— Start of DATA SHOWN —

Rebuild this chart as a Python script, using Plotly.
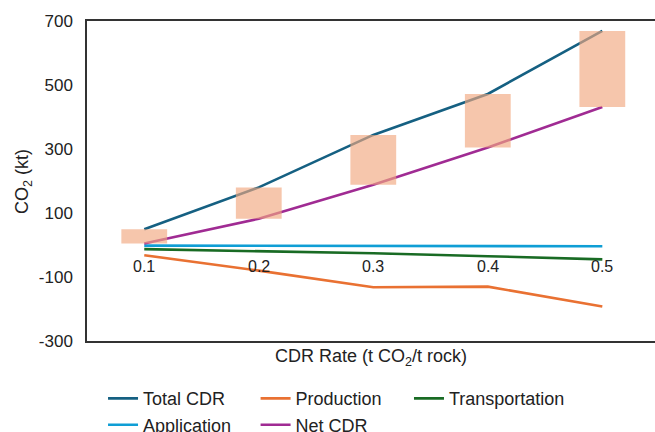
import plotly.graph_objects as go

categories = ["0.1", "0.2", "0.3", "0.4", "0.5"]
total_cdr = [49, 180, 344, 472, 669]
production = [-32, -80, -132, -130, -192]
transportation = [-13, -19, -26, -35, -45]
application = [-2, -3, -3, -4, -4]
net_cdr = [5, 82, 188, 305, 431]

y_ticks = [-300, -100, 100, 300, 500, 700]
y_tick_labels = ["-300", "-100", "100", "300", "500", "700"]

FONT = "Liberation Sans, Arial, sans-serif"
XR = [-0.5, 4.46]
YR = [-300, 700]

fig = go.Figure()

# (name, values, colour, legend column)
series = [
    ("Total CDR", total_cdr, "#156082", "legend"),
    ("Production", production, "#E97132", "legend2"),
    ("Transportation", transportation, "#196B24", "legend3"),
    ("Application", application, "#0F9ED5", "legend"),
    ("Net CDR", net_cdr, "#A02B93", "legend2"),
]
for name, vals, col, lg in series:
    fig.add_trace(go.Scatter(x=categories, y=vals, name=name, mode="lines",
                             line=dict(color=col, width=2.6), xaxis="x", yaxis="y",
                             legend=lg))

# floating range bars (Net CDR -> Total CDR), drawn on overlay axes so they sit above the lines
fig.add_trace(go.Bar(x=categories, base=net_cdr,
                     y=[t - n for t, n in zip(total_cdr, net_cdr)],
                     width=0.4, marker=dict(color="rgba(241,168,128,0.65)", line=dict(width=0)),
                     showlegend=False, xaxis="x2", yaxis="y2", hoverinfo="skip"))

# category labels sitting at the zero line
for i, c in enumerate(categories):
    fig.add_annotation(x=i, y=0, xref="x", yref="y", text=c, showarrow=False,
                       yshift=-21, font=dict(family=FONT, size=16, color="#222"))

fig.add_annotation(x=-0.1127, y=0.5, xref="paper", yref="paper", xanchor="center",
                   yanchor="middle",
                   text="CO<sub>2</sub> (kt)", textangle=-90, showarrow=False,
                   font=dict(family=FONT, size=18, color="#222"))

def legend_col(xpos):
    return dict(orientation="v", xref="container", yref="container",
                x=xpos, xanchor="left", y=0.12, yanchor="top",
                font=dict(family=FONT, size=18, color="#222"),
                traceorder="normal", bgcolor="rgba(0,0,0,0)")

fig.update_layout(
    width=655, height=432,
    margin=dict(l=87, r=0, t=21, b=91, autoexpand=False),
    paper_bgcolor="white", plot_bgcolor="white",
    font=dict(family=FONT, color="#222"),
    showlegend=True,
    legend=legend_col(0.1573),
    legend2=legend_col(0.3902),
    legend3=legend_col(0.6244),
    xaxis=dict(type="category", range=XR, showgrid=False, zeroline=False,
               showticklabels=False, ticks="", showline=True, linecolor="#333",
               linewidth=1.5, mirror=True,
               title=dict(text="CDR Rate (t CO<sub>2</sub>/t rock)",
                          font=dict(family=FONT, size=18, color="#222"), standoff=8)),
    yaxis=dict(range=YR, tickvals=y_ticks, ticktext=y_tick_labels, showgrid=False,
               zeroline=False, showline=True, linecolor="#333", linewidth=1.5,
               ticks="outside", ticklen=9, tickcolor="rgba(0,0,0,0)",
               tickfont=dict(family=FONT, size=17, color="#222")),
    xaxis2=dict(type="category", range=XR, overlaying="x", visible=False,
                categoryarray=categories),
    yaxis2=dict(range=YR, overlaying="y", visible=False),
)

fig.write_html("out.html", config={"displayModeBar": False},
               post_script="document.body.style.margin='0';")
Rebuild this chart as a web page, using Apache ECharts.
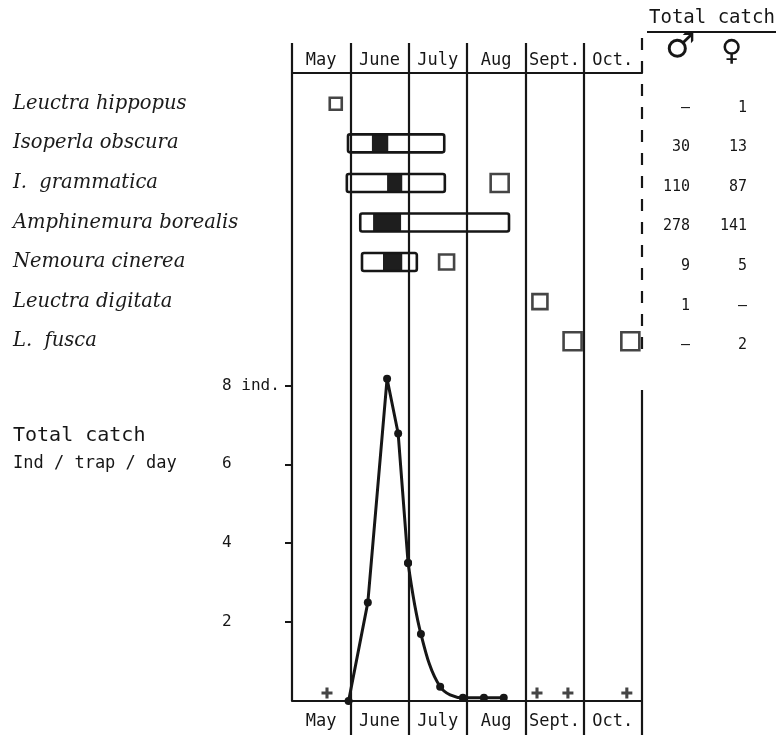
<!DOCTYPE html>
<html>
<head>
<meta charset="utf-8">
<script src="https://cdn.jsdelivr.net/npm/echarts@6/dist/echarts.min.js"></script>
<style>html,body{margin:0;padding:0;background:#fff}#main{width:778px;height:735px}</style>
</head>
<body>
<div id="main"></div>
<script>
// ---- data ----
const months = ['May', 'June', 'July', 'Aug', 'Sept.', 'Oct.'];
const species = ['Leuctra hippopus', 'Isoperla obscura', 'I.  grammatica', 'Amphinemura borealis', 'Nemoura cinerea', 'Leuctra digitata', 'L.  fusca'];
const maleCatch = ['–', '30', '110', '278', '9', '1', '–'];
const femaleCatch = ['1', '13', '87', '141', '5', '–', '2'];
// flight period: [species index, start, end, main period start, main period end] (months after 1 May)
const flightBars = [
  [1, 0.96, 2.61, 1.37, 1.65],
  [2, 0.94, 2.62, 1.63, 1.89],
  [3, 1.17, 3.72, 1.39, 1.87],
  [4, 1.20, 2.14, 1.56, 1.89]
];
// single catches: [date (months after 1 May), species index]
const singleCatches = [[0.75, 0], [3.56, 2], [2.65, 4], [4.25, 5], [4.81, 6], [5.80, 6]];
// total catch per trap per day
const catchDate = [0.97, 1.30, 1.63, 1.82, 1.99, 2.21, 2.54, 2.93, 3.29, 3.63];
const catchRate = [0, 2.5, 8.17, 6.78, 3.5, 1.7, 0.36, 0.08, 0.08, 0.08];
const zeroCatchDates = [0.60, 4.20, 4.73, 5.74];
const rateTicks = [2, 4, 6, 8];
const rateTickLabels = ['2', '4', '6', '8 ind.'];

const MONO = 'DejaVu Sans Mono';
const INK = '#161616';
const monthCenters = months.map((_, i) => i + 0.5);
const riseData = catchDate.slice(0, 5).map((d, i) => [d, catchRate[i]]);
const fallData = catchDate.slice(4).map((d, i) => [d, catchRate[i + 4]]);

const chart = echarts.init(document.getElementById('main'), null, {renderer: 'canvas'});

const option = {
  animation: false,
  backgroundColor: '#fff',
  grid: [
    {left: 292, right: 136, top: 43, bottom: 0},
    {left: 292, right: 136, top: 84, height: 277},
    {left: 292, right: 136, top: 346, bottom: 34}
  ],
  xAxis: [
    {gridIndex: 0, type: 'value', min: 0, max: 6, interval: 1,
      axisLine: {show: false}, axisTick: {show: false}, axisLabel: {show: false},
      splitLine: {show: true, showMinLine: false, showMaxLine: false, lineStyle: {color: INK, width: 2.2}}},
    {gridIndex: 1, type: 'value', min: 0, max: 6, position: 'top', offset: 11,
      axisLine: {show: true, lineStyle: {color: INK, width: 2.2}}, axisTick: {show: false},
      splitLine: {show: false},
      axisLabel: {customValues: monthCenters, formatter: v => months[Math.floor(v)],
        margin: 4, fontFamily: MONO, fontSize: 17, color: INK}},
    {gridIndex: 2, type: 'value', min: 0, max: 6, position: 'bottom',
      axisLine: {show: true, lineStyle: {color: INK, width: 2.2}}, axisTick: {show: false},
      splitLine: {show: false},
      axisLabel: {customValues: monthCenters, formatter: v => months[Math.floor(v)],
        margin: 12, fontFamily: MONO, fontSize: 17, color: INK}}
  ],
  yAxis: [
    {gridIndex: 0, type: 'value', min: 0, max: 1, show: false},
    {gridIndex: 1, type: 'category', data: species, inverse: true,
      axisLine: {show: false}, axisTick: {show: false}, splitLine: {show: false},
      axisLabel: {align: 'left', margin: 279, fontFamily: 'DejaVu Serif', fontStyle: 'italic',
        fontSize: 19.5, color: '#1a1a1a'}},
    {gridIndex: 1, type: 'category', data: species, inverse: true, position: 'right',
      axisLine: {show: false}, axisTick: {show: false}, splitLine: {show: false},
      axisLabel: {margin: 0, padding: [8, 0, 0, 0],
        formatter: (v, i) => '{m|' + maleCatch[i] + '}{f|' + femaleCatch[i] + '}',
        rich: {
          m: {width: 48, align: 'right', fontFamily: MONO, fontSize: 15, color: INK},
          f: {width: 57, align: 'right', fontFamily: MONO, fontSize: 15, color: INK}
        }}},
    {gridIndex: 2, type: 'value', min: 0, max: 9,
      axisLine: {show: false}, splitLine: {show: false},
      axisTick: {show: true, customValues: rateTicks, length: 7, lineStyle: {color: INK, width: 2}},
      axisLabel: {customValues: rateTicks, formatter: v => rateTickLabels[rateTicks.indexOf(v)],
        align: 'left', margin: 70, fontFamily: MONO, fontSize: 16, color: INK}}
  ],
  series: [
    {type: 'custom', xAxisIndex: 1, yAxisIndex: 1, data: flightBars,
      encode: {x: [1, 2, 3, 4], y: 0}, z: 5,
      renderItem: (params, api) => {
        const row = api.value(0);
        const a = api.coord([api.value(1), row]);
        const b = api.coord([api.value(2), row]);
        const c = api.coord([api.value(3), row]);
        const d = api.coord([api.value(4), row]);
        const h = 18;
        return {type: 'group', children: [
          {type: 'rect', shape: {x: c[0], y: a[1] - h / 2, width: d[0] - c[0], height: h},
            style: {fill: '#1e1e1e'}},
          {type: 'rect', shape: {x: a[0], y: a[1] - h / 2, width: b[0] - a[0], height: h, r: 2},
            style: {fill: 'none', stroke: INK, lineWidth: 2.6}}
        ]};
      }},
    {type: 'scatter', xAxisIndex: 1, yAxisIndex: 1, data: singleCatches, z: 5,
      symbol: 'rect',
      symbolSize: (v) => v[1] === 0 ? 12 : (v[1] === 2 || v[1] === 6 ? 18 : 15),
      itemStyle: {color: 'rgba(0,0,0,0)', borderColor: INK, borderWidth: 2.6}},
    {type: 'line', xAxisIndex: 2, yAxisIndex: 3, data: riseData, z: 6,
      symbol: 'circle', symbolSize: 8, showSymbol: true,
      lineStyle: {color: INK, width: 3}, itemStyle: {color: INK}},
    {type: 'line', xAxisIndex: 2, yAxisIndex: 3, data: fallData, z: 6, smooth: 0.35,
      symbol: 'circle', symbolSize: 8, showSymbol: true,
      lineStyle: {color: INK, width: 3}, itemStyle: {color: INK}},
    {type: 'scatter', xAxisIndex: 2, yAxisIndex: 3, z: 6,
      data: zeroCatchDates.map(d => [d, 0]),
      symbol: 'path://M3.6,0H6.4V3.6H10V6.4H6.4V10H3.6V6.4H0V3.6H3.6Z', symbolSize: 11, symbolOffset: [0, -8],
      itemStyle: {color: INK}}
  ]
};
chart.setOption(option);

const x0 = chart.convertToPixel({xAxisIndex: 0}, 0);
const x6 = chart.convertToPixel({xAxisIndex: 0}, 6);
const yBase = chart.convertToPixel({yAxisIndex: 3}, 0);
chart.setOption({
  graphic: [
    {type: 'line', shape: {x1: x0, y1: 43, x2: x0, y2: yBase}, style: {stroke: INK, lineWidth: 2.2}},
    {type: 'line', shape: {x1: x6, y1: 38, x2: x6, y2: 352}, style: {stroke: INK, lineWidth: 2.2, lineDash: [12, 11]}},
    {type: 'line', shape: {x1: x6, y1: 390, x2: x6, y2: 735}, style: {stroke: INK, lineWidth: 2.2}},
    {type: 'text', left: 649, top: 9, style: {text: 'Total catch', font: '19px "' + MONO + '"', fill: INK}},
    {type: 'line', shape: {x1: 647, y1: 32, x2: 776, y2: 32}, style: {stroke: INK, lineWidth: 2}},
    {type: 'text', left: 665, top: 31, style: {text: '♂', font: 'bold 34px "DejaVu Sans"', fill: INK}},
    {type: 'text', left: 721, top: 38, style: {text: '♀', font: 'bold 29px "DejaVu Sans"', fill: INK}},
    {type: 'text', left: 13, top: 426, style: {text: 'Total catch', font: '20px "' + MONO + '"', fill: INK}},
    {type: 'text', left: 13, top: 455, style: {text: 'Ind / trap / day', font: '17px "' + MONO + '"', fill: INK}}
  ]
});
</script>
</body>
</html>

— End of DATA SHOWN —

EXERCISE OBJECTIVE. Leave out the pictures and repeat the lines from the start of the material through the line with "net_cdr = [5, 82, 188, 305, 431]", inclusive.

CORRECT RESPONSE.
Rebuild this chart as a Python script, using Plotly.
import plotly.graph_objects as go

categories = ["0.1", "0.2", "0.3", "0.4", "0.5"]
total_cdr = [49, 180, 344, 472, 669]
production = [-32, -80, -132, -130, -192]
transportation = [-13, -19, -26, -35, -45]
application = [-2, -3, -3, -4, -4]
net_cdr = [5, 82, 188, 305, 431]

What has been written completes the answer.